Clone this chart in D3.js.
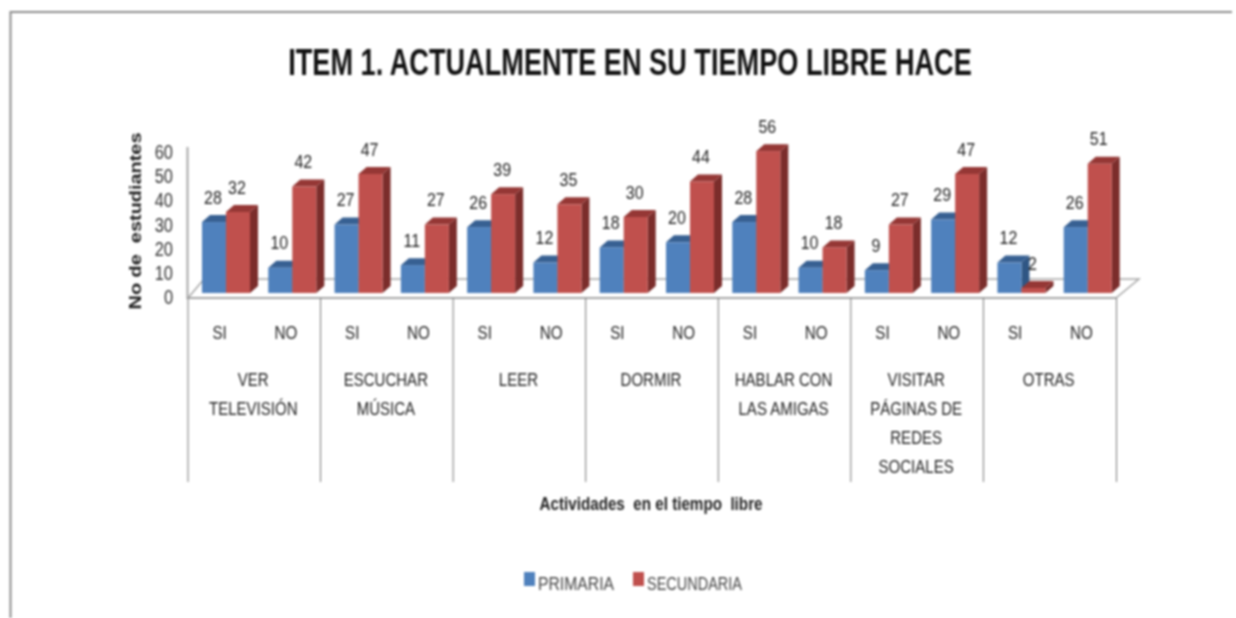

☆ ☆ ☆ ☆ ☆ ☆ ☆

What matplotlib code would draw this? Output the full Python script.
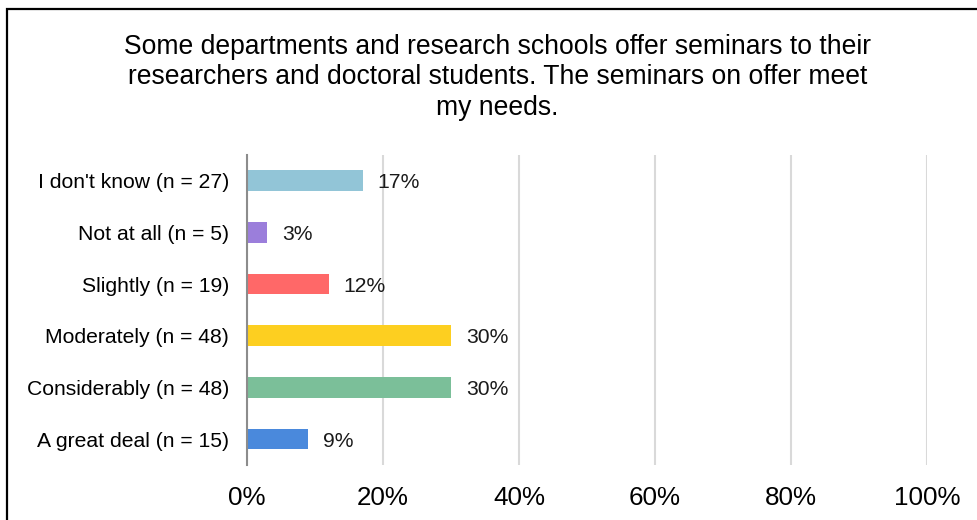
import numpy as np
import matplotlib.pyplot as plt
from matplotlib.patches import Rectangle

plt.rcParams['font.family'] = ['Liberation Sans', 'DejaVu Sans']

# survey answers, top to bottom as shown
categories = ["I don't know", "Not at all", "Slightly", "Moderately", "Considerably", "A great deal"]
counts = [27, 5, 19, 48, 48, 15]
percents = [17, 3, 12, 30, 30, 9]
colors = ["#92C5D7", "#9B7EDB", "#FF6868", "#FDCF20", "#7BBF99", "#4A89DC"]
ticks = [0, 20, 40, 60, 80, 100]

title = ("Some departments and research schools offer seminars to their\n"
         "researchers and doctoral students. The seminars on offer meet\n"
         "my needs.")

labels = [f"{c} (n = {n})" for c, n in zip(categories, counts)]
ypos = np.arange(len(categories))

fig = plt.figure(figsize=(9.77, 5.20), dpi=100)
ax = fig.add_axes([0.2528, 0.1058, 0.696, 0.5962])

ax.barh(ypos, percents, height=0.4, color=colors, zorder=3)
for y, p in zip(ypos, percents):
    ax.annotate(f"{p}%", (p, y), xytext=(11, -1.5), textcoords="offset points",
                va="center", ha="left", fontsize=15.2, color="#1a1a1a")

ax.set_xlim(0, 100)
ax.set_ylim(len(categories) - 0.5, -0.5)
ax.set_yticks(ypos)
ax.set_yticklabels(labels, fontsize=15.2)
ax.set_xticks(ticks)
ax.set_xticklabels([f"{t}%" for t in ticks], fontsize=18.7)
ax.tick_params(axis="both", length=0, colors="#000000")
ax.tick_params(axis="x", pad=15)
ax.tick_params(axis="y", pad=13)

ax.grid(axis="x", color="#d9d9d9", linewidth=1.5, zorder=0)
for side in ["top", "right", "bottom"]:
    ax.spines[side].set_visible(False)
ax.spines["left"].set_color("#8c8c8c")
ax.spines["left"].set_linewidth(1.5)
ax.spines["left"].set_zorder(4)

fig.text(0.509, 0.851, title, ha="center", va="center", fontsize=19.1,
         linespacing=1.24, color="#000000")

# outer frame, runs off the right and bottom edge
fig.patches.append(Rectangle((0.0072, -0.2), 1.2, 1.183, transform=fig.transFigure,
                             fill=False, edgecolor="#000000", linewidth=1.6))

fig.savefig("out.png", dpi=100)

☆ ☆ ☆ ☆ ☆ ☆ ☆

* _JOB_
Reproduce exactly the section that begins with the line containing "What matplotlib code" and ends with the line containing "ticks = [0, 20, 40, 60, 80, 100]". Both boundary lines belong in the copy, but pictures do not.

* _COMPLETED EXERCISE_
What matplotlib code would draw this? Output the full Python script.
import numpy as np
import matplotlib.pyplot as plt
from matplotlib.patches import Rectangle

plt.rcParams['font.family'] = ['Liberation Sans', 'DejaVu Sans']

# survey answers, top to bottom as shown
categories = ["I don't know", "Not at all", "Slightly", "Moderately", "Considerably", "A great deal"]
counts = [27, 5, 19, 48, 48, 15]
percents = [17, 3, 12, 30, 30, 9]
colors = ["#92C5D7", "#9B7EDB", "#FF6868", "#FDCF20", "#7BBF99", "#4A89DC"]
ticks = [0, 20, 40, 60, 80, 100]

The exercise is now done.